In the given figure, ABC is a right angle triangle right-angled at A. Find the area of shaded region, if AB = $6$m, BC = $10$m and O is the centre of the incircle of triangle ABC (Use $\pi =3.14$)

Answer 1

$ABC$ is a right angled triangle where $\angle A={90}^{\circ }$

$BC=10$cm and $AB=6$cm

Let $O$ be the centre and $r$ be the radius of the in-circle.

$AB,BC$ and $CA$ are the tangents to the circle at $P,M$ and $N$

$\therefore IP=IM=IN=r$(radius of the circle)

In $△BAC,$

${BC}^2={AB}^2+{AC}^2$(by pythagoras theorem)
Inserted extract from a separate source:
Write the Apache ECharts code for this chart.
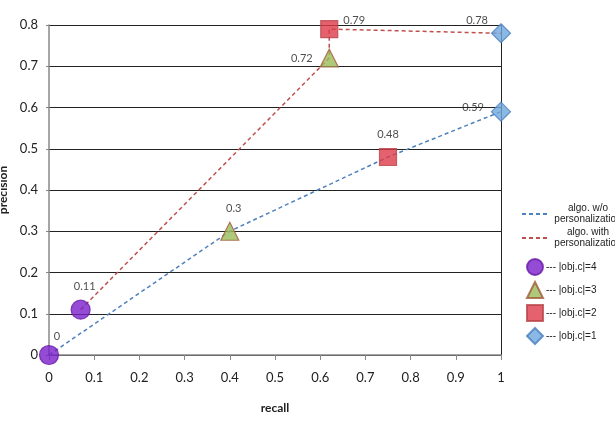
<!DOCTYPE html>
<html>
<head>
<meta charset="utf-8">
<script src="https://cdn.jsdelivr.net/npm/echarts@6/dist/echarts.min.js"></script>
<style>
  html, body { margin: 0; padding: 0; background: #fff; }
  #chart { width: 615px; height: 422px; }
</style>
</head>
<body>
<div id="chart"></div>
<script>
// recall / precision pairs for each algorithm
const woRecall = [0, 0.4, 0.75, 1]
const woPrecision = [0, 0.3, 0.48, 0.59]
const withRecall = [0.07, 0.62, 0.62, 1]
const withPrecision = [0.11, 0.72, 0.79, 0.78]

// markers grouped by |obj.c| : [w/o point, with point]
const objNames = ['--- |obj.c|=4', '--- |obj.c|=3', '--- |obj.c|=2', '--- |obj.c|=1']
const objWo = [[0, 0], [0.4, 0.3], [0.75, 0.48], [1, 0.59]]
const objWith = [[0.07, 0.11], [0.62, 0.72], [0.62, 0.79], [1, 0.78]]
const lineNames = ['algo. w/o\npersonalization', 'algo. with\npersonalization']

const xTicks = [0, 0.1, 0.2, 0.3, 0.4, 0.5, 0.6, 0.7, 0.8, 0.9, 1]
const yTicks = [0, 0.1, 0.2, 0.3, 0.4, 0.5, 0.6, 0.7, 0.8]

const font = 'Lato, "Open Sans", sans-serif'
const legendFont = '"Liberation Sans", Arial, sans-serif'
const symbols = ['circle', 'triangle', 'rect', 'diamond']
const fills = ['#7b1fc9', '#9bbb59', '#dc3b4a', '#6fa8dc']
const borders = ['#6a1aa8', '#a05a3a', '#b8454a', '#4a80c0']
const sizes = [19, 18, 17, 19]
// label placement for [w/o, with] point of each marker group
const labelPlace = [
  [{ position: 'top', offset: [8, 2] }, { position: 'top', offset: [4, -3] }],
  [{ position: 'top', offset: [4, -3] }, { position: 'left', offset: [-2, 0] }],
  [{ position: 'top', offset: [0, -3] }, { position: 'right', offset: [0, -9] }],
  [{ position: 'left', offset: [-2, -4] }, { position: 'left', offset: [2, -13] }],
]

const chart = echarts.init(document.getElementById('chart'))

const scatterSeries = objNames.map((name, i) => ({
  name,
  type: 'scatter',
  symbol: symbols[i],
  symbolSize: sizes[i],
  z: 5,
  itemStyle: { color: fills[i], borderColor: borders[i], borderWidth: 1.2 },
  label: { show: true, fontSize: 11, color: '#222', fontFamily: font, formatter: p => String(p.value[1]) },
  data: [objWo[i], objWith[i]].map((v, k) => ({ value: v, label: labelPlace[i][k] })),
}))

chart.setOption({
  animation: false,
  grid: { left: 49, right: 114, top: 25, bottom: 67, outerBoundsMode: 'none', containLabel: false },
  legend: [
    {
      data: lineNames,
      orient: 'vertical',
      left: 516,
      top: 198,
      itemWidth: 28,
      itemHeight: 10,
      itemGap: 2,
      itemStyle: { opacity: 0 },
      textStyle: {
        fontSize: 10,
        fontFamily: legendFont,
        color: '#222',
        lineHeight: 11,
        rich: { c: { width: 66, align: 'center', fontSize: 10, lineHeight: 11, fontFamily: legendFont, color: '#222' } },
      },
      formatter: name => name.split('\n').map(s => '{c|' + s + '}').join('\n'),
    },
    {
      data: objNames,
      orient: 'vertical',
      left: 521,
      top: 253,
      itemWidth: 16,
      itemHeight: 16,
      itemGap: 5,
      textStyle: { fontSize: 10, fontFamily: legendFont, color: '#222', padding: [0, 0, 0, -2] },
    },
  ],
  xAxis: {
    type: 'value',
    min: 0,
    max: 1,
    interval: 0.1,
    name: 'recall',
    nameLocation: 'middle',
    nameGap: 47,
    nameTextStyle: { fontWeight: 'bold', fontSize: 12, color: '#222', fontFamily: font },
    axisLine: { show: true, lineStyle: { color: '#888', width: 1.5 } },
    axisTick: { show: true, length: 5, lineStyle: { color: '#888' } },
    axisLabel: { fontSize: 13, color: '#222', fontFamily: font, margin: 16, formatter: v => String(xTicks[Math.round(v * 10)]) },
    splitLine: { show: false },
  },
  yAxis: [
    {
      type: 'value',
      min: 0,
      max: 0.8,
      interval: 0.1,
      name: 'precision',
      nameLocation: 'middle',
      nameGap: 39,
      nameTextStyle: { fontWeight: 'bold', fontSize: 12, color: '#222', fontFamily: font },
      axisLine: { show: true, lineStyle: { color: '#888', width: 1.5 } },
      axisTick: { show: true, length: 3, lineStyle: { color: '#888' } },
      axisLabel: { fontSize: 13, color: '#222', fontFamily: font, margin: 11, formatter: v => String(yTicks[Math.round(v * 10)]) },
      splitLine: { show: true, lineStyle: { color: '#222', width: 1 } },
    },
    {
      type: 'value',
      min: 0,
      max: 0.8,
      interval: 0.1,
      position: 'right',
      axisLine: { show: true, lineStyle: { color: '#222', width: 1 } },
      axisTick: { show: false },
      axisLabel: { show: false },
      splitLine: { show: false },
    },
  ],
  series: [
    {
      name: lineNames[0],
      type: 'line',
      symbol: 'none',
      z: 3,
      color: '#4f81bd',
      lineStyle: { color: '#4f81bd', width: 1.5, type: [4, 3] },
      data: woRecall.map((r, i) => [r, woPrecision[i]]),
    },
    {
      name: lineNames[1],
      type: 'line',
      symbol: 'none',
      z: 3,
      color: '#c0504d',
      lineStyle: { color: '#c0504d', width: 1.5, type: [4, 3] },
      data: withRecall.map((r, i) => [r, withPrecision[i]]),
    },
    ...scatterSeries,
  ],
})
</script>
</body>
</html>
$\Rightarrow {10}^2=6^2+{AC}^2$

$\Rightarrow {AC}^2=100-36=64$

$\therefore AC=8$cm

Area of $△ABC=\frac{1}{2}bh=\frac{1}{2}\times AC\times AB=\frac{1}{2}\times 8\times 6=24$sq.cm

Area of $△ABC=$Area of $△IAB+$Area of $△IBC+$ Area of $△ICA$

$\Rightarrow 24=\frac{1}{2}r\left(AB\right)+\frac{1}{2}r\left(BC\right)+\frac{1}{2}r\left(CA\right)$

$\Rightarrow 24=\frac{1}{2}r(AB+BC+CA)$

$\Rightarrow 24=\frac{1}{2}r(6+8+10)$

$\Rightarrow 24=12r$

$\therefore r=\frac{24}{12}=2$cm

Area of the circle$=\pi r^2=\frac{22}{7}\times 2^2=12.56$sq.cm

Area of shaded region$=$Area of $△ABC-$Area of the circle.

$=24-12.56=11.44$sq.cm